I have been surprised, at some periods of my late visit to Europe, to perceive the growing interest of thinking people in all that is most characteristic of American progress. Again and again, in private and in public, I have found myself invited to discourse concerning the happy country in which popular education has been so long established, that its results are no longer putative, but ascertained and verified. The country in which the fairest woman, provided she be a modest one, can walk abroad by day or night, unmolested and unsuspected, the country in which women have acquired the courage to think for themselves, and to stand by each other.
These invitations, though not given in derision, yet seemed akin to the Hebrew refrain, “Sing us one of the songs of Zion!” And when I related the facts familiar to all of us, to those who listened with half-incredulous wonder, it was, indeed, like singing the Lord’s song of freedom in a strange land.
The reasons why Europe should come to America are obvious and pressing. The reasons why America should visit Europe are equally binding and cogent. The material and the moral life of to-day are kept at their height by this flux and reflux of human personality, which carries with it every variety of opinion and experience. Could we only send our best abroad, and for the best reasons! Could Europe only send her best, also, for their best help and study! But the human average profits first of all by its material enlargement, and will be received just as it is. So, our fools go abroad, to show that folly is a thing of all times and climes; and, along with the tidal wave of ignorance and bigotry, the dark, designing Jesuit seeks our shore, and spins his fatal web among our rose-trees. Sun of divine truth, storms of divine justice, sweep away the evil and ripen the good!
When I see an American of either sex caught in the vortex of European attraction, depolarized from natural relations, and charmed into alliance with feudal barbarism and ignorance, my heart rings the bell of alarm which is hung at the gates of Paradise.
From all these Western splendors can this shallow soul turn away? From these golden fields whose overflow gives Europe food, while her human overflow gives them labor? From this large construction of human right, which lifts the cruel yoke from the neck of labor, and gives him who earns the livelihood of many his own life to enjoy and perfect? From this holy record of pious endeavor, from these splendid achievements of souls inspired by freedom, thou canst go, joyous and triumphant, to pay homage to the lies which are no longer believed by those who profess them; lies whose fallacy America exposes every day and hour to the detection of the world.
Thou wilt accept a title, empty as an egg-shell, for a thing truly noble! Thou wilt call a courtier’s grimace polite, a courtesan’s fashion elegant! Thou wilt curry favor in a vulgar court, courtesying low to a prince of harlequins and harlots! Thou, child of the Puritans, wilt kneel and kiss the hand which, still and sole, disputes with Christ the mastery of the world! Then art thou simply an anachronism! Some are born into the world centuries before their time, some centuries after it.

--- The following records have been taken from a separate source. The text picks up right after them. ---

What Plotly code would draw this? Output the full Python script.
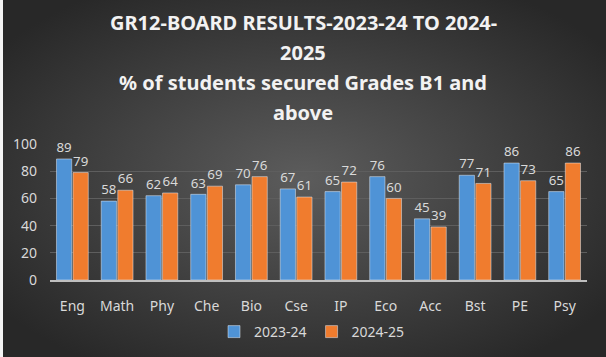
import plotly.graph_objects as go
import base64

categories = ["Eng", "Math", "Phy", "Che", "Bio", "Cse", "IP", "Eco", "Acc", "Bst", "PE", "Psy"]
s2324 = [89, 58, 62, 63, 70, 67, 65, 76, 45, 77, 86, 65]
s2425 = [79, 66, 64, 69, 76, 61, 72, 60, 39, 71, 73, 86]
series_names = ["2023-24", "2024-25"]
title_lines = ["GR12-BOARD RESULTS-2023-24 TO 2024-", "2025",
               "% of students secured Grades B1 and", "above"]
ytick_vals = [0, 20, 40, 60, 80, 100]

W, H = 606, 357
L, R, T, B = 50, 19, 144, 77
pw, ph = W - L - R, H - T - B

svg = f'''<svg xmlns="http://www.w3.org/2000/svg" width="{W}" height="{H}">
<defs><radialGradient id="g" cx="50%" cy="50%" r="62%">
<stop offset="0%" stop-color="#5c5c5c"/><stop offset="100%" stop-color="#282828"/>
</radialGradient></defs>
<rect width="{W}" height="{H}" fill="url(#g)"/>
<rect x="0" y="0" width="3" height="{H}" fill="#f4f4f4"/></svg>'''
src = "data:image/svg+xml;base64," + base64.b64encode(svg.encode()).decode()

lbl_font = dict(family="Noto Sans", size=14, color="#D9D9D9")

fig = go.Figure()
fig.add_trace(go.Bar(x=categories, y=s2324, name=series_names[0], marker_color="#4F93D6",
                     text=s2324, textposition="outside", textfont=lbl_font, cliponaxis=False))
fig.add_trace(go.Bar(x=categories, y=s2425, name=series_names[1], marker_color="#F07C2E",
                     text=s2425, textposition="outside", textfont=lbl_font, cliponaxis=False))

ann = []
ys = [22, 53, 82, 112]
for t, yy in zip(title_lines, ys):
    ann.append(dict(text="<b>" + t + "</b>", xref="paper", yref="paper",
                    x=(W / 2 - L) / pw, y=(H - B - yy) / ph, xanchor="center", yanchor="middle",
                    showarrow=False, font=dict(family="Noto Sans", size=20, color="#F2F2F2")))

fig.update_layout(
    width=W, height=H, margin=dict(l=L, r=R, t=T, b=B, autoexpand=False),
    paper_bgcolor="#404040", plot_bgcolor="rgba(0,0,0,0)",
    barmode="group", bargap=0.26, bargroupgap=0.08,
    showlegend=True,
    legend=dict(orientation="h", xref="container", x=(312) / W, xanchor="center",
                yref="container", y=(H - 332) / H, yanchor="middle", itemwidth=30,
                font=dict(family="Noto Sans", size=14, color="#D9D9D9"), bgcolor="rgba(0,0,0,0)"),
    annotations=ann,
    images=[dict(source=src, xref="paper", yref="paper", x=-L / pw, y=(H - B) / ph,
                 sizex=W / pw, sizey=H / ph, sizing="stretch", xanchor="left", yanchor="top",
                 layer="below")],
    font=dict(family="Noto Sans", color="#D9D9D9"),
)
fig.update_yaxes(range=[0, 100], tickvals=ytick_vals, showgrid=True, gridcolor="#5E5E5E", gridwidth=1,
                 zeroline=False, showline=False, ticks="", ticklabelstandoff=12, automargin=False,
                 tickfont=dict(family="Noto Sans", size=14, color="#D9D9D9"))
fig.update_xaxes(showline=True, linecolor="#BFBFBF", linewidth=2, ticks="", ticklabelstandoff=12,
                 automargin=False,
                 tickfont=dict(family="Noto Sans", size=14, color="#D9D9D9"))

fig.write_html("out.html", config={"displayModeBar": False},
               post_script="document.body.style.margin='0';")
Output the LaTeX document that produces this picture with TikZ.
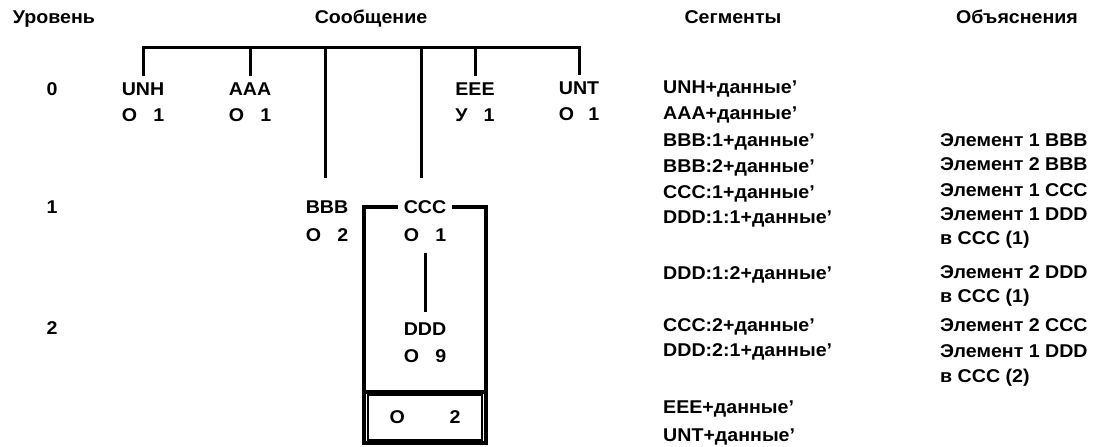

Other attractions, innocent in themselves, and conceivable to all, detain some of our valued fellow-citizens in perpetual exile. The quiet and beauty of English country-life, the literary and artistic resources of a foreign capital, the romances of ancient chateaux and cathedrals, some delicious touch of climate, some throbbing beauty of a southern sky. How delightful we have found these, it is as much a pain as a pleasure to remember! But let us also call to mind the lesson of a well-known fairy tale. While Beauty prolongs her absence, the faithful Beast languishes and comes nigh unto death. While we enjoy these choice delights, the society to which we belong is sowing its wheat and its tares. We are far from the field in which the life of our own generation is planted and tended. Every honest heart, every thinking mind, has its value in the community to which it belongs. Our value, such as it is, remains wanting to our community, and, when its crises of trial shall come, we shall not have been trained by watchful experience to understand either their cause or their remedy.
How delightful was Italy to Milton! His Allegro and Pensieroso show that he could fully appreciate both its mirth and its majesty. He returns not the less to live out a life of illustrious service in his own country, where his brave heart and philosophic mind were of more avail to his time than even his sacred song to ours.
No one has any reason to be surprised at any new manifestation of human folly. Yet I am sometimes surprised, to-day, by the disrespect which is often shown to the word “Protestant.” This name dates, at farthest, from the time of Luther, but the fact for which it stands is as old as human history. Moses made a protest when he led his people out of the luxury and slavery of Egypt to find the free hills of Judæa, and to build on one of them a temple to the God of freedom. Christ made His protest against the hypocrisy and injustice of the old social and ecclesiastical order. England and France have made their protests against monarchical supremacy. Both went back from their daring determination, but the lesson was not forgotten. The Puritans made their protest when they faced the frowning sea and the savage wilderness, in order that they might train their children, and live themselves in the freedom which conscience asks. Mr. Garrison and his associates made their protest against American slavery. Mrs. Butler, of England, makes her protest to-day against the personal degradation of women. Lucy Stone makes hers against their political enslavement.
Does society inherit? Is man the heir of man? Whence come those creatures of the present day who smile, and shrug their shoulders, and feebly say, “We don’t protest. Our fathers did something of the kind, upon what ground we cannot possibly imagine. But we are quite of another sort. We don’t protest.”
To those courageous souls which, alone and unaided, have been able to face the world’s passion and inertia,—to those leaders of forlorn hopes who have seen glory in the depths of death and have sought it there, — to those voices proclaiming in the wilderness the triumphant progress of truth,—to those brave spirits whose strength the fires of hell have annealed, not consumed,—my soul shall ever render its glad and duteous homage. And if, in my later age, I might seek the crowning honor of my life, I should seek it with that small, faithful band who have no choice but to utter their deepest conviction, and abide its issues. Fruitful shall be their pains and privations. They who have sown in tears the seeds of unpopular virtue, shall reap its happy harvest in the good and gratitude of mankind.